* [AIM] Pictures stay out of the copy. Please reproduce only the lines between the one holding "Generate a web" and the one holding "const seriesValues = [values2x, values4x, values8x, values16x];", inclusive.

* [GIVEN INFORMATION]
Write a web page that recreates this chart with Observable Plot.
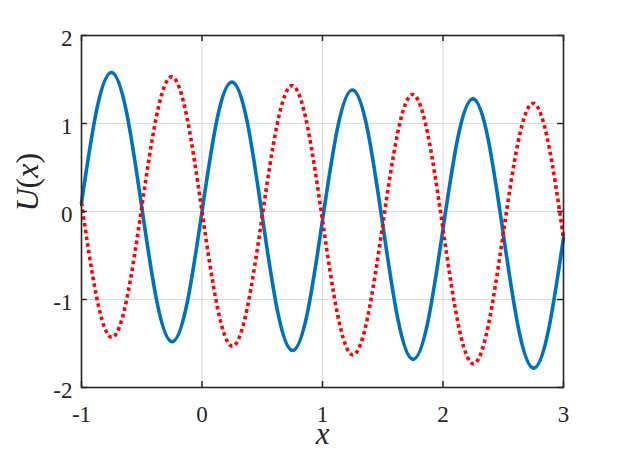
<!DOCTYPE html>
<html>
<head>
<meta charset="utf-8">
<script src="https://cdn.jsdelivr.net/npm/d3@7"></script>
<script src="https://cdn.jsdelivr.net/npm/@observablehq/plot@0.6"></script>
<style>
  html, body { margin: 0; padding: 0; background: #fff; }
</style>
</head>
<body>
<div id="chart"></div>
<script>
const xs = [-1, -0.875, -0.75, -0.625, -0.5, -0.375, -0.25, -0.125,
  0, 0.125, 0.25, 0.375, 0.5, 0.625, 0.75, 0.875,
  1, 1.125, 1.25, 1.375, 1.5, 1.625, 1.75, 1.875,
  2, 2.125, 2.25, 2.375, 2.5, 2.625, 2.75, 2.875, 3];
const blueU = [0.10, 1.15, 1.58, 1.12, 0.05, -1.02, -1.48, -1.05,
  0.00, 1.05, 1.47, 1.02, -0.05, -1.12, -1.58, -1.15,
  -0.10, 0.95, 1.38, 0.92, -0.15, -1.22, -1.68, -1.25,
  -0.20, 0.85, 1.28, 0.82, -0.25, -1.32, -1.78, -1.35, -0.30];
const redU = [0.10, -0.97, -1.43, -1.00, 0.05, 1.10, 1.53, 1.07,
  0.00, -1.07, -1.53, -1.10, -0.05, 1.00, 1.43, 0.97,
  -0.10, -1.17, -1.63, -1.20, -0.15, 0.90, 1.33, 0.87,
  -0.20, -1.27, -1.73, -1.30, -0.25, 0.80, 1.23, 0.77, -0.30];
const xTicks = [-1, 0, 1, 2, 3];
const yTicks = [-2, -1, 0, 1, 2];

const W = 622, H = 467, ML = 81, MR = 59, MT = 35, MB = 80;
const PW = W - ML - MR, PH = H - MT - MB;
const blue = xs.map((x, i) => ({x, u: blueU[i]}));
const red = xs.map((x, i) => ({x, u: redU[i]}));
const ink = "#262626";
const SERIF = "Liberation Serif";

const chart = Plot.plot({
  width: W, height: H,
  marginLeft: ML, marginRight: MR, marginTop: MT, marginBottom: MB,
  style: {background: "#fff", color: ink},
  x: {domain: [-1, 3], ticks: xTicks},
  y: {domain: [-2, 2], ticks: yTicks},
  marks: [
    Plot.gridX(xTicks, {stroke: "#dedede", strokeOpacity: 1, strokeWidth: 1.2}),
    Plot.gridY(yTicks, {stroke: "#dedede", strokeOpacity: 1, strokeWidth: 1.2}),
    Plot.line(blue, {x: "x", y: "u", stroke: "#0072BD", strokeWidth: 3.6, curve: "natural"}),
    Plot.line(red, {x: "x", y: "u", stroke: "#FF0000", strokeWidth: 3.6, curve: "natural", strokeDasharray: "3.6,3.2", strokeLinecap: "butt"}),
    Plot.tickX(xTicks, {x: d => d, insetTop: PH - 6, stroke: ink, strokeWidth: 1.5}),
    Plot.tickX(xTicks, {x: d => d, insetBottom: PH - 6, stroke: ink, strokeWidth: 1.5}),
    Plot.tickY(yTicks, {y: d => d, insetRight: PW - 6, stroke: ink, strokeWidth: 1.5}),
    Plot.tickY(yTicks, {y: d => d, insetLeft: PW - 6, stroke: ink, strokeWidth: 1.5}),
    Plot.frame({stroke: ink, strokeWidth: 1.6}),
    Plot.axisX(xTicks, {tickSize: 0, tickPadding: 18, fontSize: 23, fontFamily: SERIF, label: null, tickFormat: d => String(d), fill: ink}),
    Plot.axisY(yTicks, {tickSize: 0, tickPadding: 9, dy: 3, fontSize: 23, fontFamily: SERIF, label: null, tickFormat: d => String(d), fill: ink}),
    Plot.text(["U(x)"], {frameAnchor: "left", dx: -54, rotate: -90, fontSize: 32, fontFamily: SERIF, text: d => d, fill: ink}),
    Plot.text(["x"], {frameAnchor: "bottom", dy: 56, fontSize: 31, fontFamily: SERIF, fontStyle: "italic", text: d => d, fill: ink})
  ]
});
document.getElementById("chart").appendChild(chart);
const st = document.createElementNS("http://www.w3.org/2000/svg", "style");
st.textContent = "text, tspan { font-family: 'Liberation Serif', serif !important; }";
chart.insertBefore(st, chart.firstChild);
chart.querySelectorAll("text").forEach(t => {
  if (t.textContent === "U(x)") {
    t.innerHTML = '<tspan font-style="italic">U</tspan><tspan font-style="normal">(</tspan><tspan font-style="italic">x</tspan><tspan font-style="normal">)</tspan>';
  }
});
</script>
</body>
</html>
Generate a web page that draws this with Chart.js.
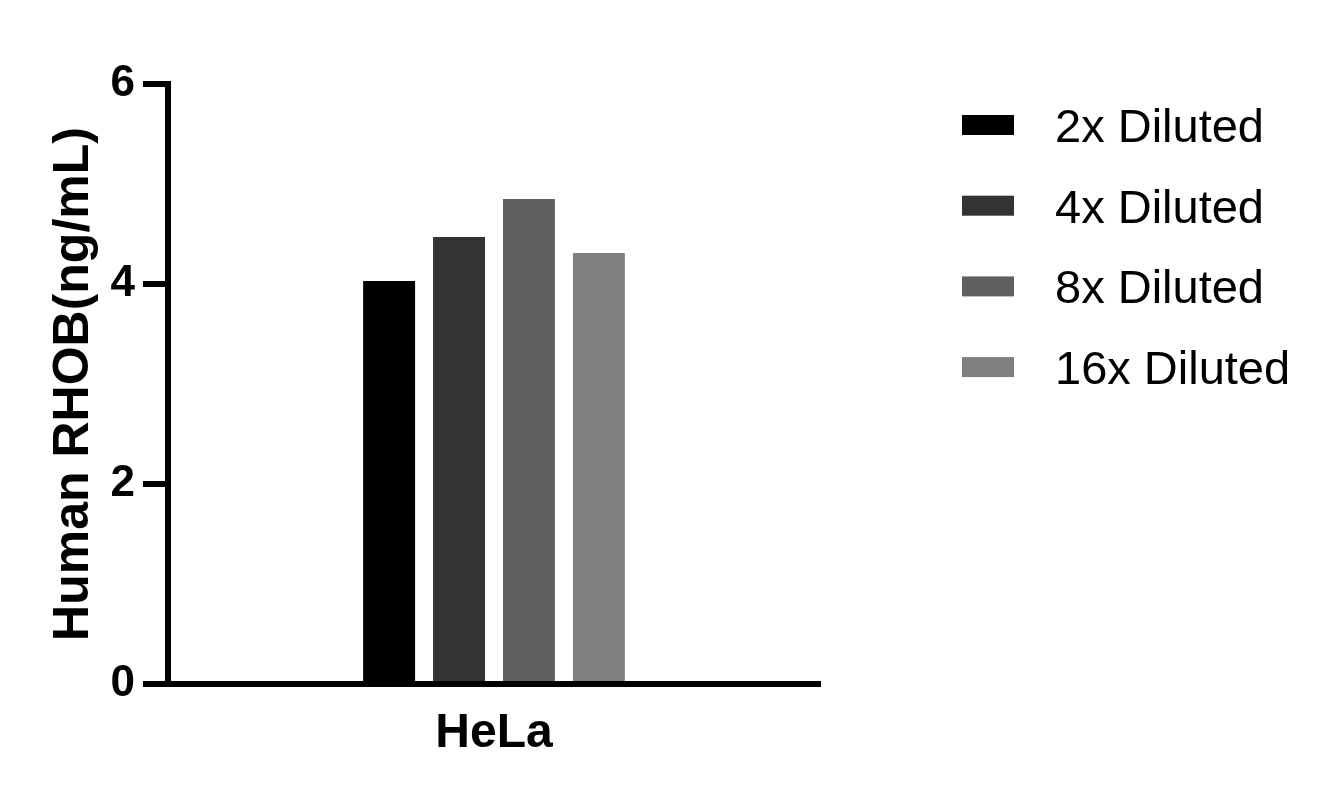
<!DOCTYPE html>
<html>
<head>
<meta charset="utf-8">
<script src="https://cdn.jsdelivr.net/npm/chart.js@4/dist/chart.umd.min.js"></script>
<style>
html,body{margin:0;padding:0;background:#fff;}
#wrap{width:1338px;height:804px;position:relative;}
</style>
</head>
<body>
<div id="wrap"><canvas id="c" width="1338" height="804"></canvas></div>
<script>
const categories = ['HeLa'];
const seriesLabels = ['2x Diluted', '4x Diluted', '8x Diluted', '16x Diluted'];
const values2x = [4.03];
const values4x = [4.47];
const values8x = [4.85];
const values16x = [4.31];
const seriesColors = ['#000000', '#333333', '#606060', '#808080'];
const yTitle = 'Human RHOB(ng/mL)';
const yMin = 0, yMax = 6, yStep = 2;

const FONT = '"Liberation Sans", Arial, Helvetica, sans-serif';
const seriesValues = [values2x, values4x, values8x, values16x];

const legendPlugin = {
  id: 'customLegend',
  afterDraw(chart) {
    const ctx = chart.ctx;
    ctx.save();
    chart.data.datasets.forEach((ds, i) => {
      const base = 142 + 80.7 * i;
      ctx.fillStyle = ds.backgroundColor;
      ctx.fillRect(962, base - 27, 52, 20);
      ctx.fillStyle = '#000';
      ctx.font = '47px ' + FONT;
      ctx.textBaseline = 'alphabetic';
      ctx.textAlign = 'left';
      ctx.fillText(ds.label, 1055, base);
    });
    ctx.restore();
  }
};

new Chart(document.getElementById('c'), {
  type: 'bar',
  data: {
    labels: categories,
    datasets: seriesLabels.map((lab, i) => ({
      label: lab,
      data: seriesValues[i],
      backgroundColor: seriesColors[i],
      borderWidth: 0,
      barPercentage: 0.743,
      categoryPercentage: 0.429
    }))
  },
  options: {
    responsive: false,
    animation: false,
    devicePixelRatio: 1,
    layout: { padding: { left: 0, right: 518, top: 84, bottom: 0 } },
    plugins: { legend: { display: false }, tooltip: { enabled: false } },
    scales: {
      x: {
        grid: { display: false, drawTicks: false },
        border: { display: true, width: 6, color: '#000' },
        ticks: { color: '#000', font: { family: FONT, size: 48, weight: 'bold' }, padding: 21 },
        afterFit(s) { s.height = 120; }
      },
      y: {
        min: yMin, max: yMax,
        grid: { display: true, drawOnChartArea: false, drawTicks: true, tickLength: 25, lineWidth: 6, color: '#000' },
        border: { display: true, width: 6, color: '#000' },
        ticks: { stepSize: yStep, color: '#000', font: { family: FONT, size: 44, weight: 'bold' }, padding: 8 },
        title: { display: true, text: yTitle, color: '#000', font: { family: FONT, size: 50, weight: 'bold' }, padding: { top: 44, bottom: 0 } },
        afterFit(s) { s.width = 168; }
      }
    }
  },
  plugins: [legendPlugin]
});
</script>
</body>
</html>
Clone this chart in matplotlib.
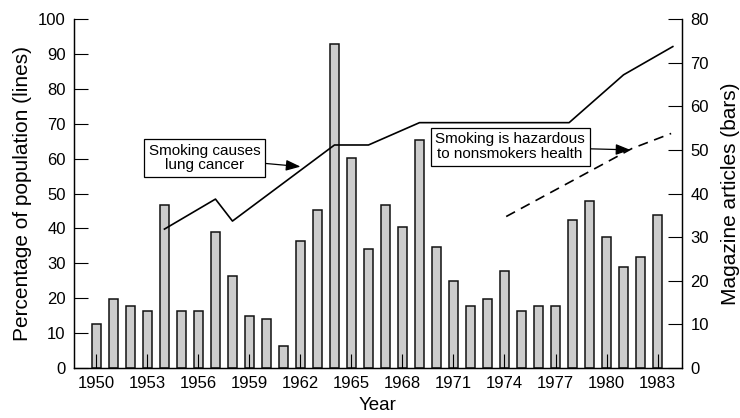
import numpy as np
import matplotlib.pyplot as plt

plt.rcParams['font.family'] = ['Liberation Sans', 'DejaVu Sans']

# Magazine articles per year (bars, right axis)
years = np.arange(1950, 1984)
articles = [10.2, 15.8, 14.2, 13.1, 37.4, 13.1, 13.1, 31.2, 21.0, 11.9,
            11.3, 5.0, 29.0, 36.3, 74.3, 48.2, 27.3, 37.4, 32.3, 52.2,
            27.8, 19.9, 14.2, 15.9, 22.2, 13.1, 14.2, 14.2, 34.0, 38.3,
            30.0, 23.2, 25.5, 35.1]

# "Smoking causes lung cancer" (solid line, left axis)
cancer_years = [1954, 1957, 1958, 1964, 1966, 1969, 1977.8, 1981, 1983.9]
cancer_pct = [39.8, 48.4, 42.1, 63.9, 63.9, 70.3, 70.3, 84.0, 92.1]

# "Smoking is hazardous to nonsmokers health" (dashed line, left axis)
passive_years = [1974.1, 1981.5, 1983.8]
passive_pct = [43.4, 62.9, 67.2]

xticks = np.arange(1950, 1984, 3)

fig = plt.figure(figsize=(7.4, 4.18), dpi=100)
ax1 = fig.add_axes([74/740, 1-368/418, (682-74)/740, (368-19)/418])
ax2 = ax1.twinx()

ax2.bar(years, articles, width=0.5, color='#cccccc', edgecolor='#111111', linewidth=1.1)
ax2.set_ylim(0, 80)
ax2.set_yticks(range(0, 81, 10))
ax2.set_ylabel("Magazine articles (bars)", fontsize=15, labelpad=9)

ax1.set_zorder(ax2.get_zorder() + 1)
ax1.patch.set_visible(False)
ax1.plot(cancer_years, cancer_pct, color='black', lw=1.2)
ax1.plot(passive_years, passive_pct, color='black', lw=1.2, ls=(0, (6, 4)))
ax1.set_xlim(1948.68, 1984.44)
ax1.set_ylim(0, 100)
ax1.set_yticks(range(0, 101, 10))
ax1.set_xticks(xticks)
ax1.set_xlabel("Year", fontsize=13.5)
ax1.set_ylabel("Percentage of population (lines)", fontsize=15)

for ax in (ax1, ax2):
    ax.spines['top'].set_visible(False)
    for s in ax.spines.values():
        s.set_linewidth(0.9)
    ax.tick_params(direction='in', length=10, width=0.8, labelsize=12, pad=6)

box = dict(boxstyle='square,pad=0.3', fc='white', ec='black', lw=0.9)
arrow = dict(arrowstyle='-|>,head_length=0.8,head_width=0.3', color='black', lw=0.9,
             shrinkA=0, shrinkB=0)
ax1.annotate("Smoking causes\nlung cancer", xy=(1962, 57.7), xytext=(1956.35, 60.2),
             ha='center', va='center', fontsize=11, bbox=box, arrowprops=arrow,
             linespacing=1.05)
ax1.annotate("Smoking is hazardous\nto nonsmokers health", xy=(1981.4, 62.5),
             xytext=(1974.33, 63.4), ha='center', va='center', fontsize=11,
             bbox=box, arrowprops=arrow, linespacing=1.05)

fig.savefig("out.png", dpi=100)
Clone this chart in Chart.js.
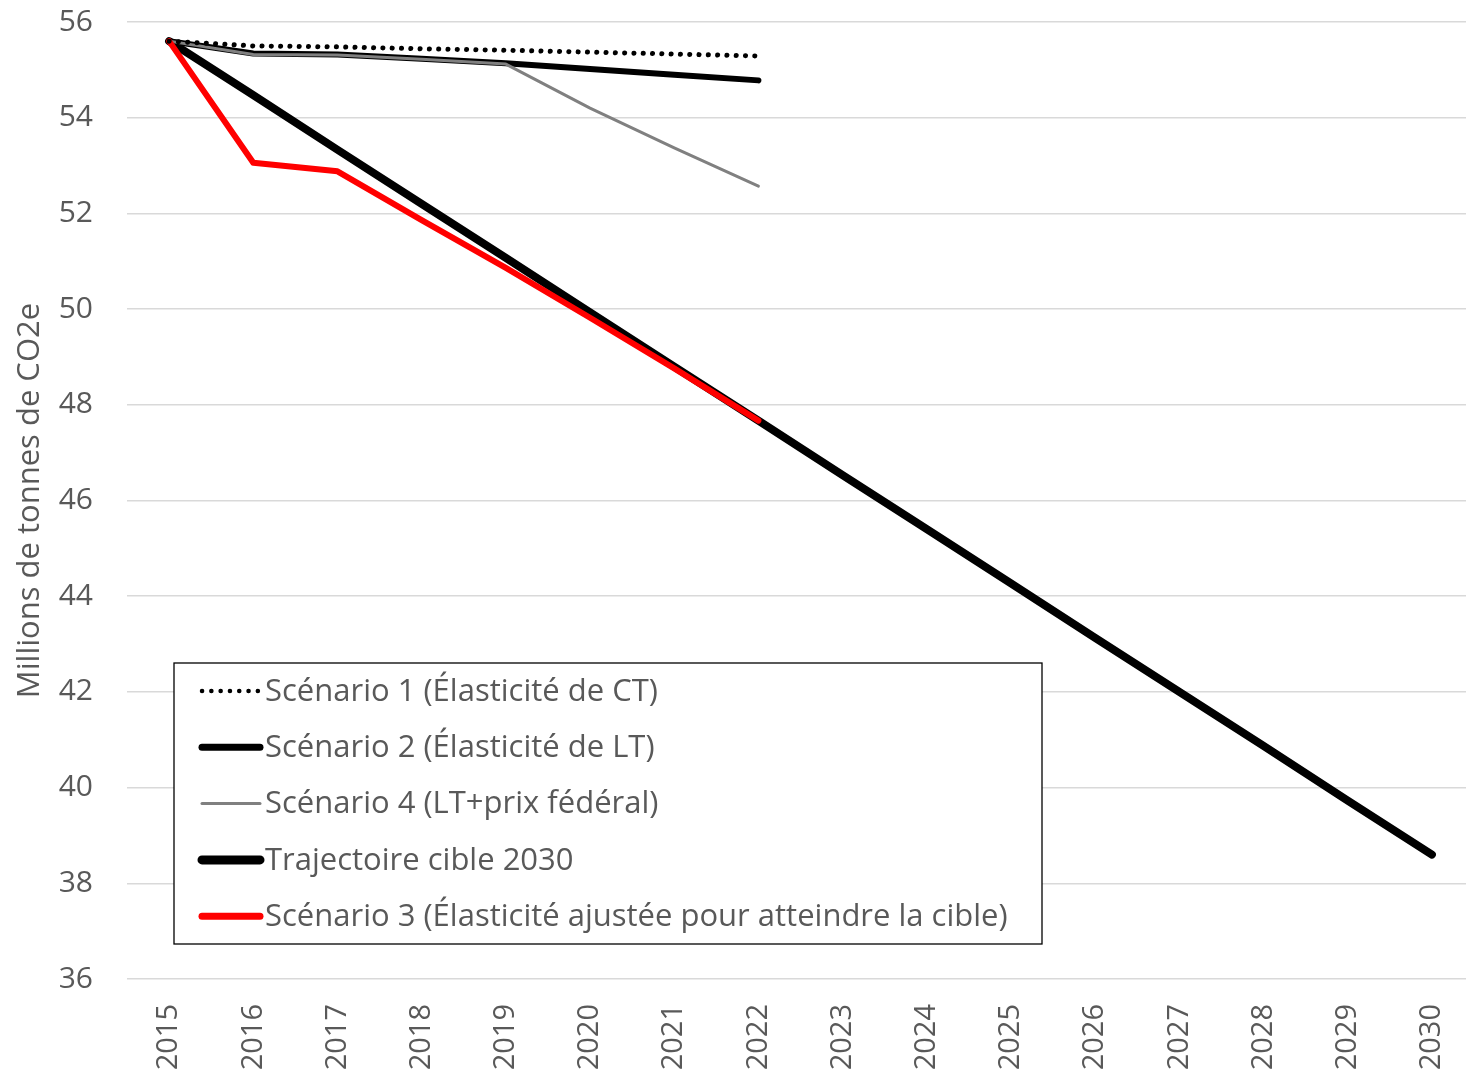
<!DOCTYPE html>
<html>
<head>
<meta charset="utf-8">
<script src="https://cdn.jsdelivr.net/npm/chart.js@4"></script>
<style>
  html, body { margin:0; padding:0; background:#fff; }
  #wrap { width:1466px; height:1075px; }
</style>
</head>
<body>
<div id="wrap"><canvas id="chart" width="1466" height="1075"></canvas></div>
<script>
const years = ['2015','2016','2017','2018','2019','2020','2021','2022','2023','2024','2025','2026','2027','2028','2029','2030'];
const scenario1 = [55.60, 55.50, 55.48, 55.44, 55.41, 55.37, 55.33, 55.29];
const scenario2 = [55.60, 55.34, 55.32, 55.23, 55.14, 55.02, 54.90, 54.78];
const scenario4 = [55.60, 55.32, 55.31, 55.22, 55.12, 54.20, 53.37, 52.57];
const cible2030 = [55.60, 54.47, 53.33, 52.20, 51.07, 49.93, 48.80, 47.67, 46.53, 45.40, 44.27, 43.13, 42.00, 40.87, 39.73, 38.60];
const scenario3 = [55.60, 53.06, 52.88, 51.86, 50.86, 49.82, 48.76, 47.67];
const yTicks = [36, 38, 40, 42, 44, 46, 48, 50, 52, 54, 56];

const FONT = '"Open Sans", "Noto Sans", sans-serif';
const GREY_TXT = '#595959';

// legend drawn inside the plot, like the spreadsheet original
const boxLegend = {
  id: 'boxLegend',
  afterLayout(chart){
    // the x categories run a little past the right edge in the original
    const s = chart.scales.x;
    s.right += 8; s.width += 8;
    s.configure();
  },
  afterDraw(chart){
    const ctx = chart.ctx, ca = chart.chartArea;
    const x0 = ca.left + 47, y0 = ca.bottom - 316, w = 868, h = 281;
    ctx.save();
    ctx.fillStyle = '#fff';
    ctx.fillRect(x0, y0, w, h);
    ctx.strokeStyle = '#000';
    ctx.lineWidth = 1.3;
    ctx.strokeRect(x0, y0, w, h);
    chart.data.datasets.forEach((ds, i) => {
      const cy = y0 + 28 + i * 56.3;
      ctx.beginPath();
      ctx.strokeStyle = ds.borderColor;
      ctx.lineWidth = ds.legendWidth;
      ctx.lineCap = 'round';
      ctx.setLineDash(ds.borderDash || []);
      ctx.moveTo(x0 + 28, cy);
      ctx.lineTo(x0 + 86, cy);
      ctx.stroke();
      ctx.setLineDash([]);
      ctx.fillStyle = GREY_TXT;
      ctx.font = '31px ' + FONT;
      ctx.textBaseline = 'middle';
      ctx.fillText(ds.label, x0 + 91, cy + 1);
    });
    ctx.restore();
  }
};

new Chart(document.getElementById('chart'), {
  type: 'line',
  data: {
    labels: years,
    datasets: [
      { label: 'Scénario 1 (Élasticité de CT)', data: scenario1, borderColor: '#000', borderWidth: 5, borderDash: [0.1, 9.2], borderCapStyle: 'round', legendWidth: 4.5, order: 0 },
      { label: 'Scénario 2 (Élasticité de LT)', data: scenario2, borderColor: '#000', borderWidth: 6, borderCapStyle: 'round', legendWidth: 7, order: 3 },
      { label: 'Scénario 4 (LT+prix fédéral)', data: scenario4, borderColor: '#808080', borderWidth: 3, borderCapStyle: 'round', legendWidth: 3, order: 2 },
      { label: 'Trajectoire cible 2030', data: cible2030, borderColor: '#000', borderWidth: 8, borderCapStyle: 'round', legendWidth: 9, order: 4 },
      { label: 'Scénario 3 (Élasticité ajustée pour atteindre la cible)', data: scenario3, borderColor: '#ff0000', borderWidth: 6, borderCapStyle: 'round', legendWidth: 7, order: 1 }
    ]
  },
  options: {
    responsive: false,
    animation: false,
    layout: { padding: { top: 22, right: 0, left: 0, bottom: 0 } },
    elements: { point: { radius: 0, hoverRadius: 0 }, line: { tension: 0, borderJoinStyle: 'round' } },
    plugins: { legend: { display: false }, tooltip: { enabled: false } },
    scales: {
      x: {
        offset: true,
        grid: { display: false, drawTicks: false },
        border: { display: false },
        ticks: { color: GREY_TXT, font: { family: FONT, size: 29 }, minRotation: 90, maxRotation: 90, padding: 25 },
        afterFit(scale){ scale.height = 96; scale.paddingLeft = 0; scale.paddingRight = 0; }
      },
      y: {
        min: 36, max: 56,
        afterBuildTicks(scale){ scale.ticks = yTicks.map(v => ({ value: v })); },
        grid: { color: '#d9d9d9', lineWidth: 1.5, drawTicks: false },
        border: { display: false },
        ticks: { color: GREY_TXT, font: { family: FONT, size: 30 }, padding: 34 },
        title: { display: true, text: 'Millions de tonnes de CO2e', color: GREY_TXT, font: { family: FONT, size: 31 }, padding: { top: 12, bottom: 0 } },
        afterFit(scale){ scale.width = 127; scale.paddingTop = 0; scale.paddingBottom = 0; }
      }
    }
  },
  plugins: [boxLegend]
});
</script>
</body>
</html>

* [OUTPUT OF THE EXERCISE]
Generate a web page that draws this with Chart.js.
<!DOCTYPE html>
<html>
<head>
<meta charset="utf-8">
<script src="https://cdn.jsdelivr.net/npm/chart.js@4/dist/chart.umd.min.js"></script>
<style>
html,body{margin:0;padding:0;background:#fff;}
#wrap{width:1338px;height:804px;position:relative;}
</style>
</head>
<body>
<div id="wrap"><canvas id="c" width="1338" height="804"></canvas></div>
<script>
const categories = ['HeLa'];
const seriesLabels = ['2x Diluted', '4x Diluted', '8x Diluted', '16x Diluted'];
const values2x = [4.03];
const values4x = [4.47];
const values8x = [4.85];
const values16x = [4.31];
const seriesColors = ['#000000', '#333333', '#606060', '#808080'];
const yTitle = 'Human RHOB(ng/mL)';
const yMin = 0, yMax = 6, yStep = 2;

const FONT = '"Liberation Sans", Arial, Helvetica, sans-serif';
const seriesValues = [values2x, values4x, values8x, values16x];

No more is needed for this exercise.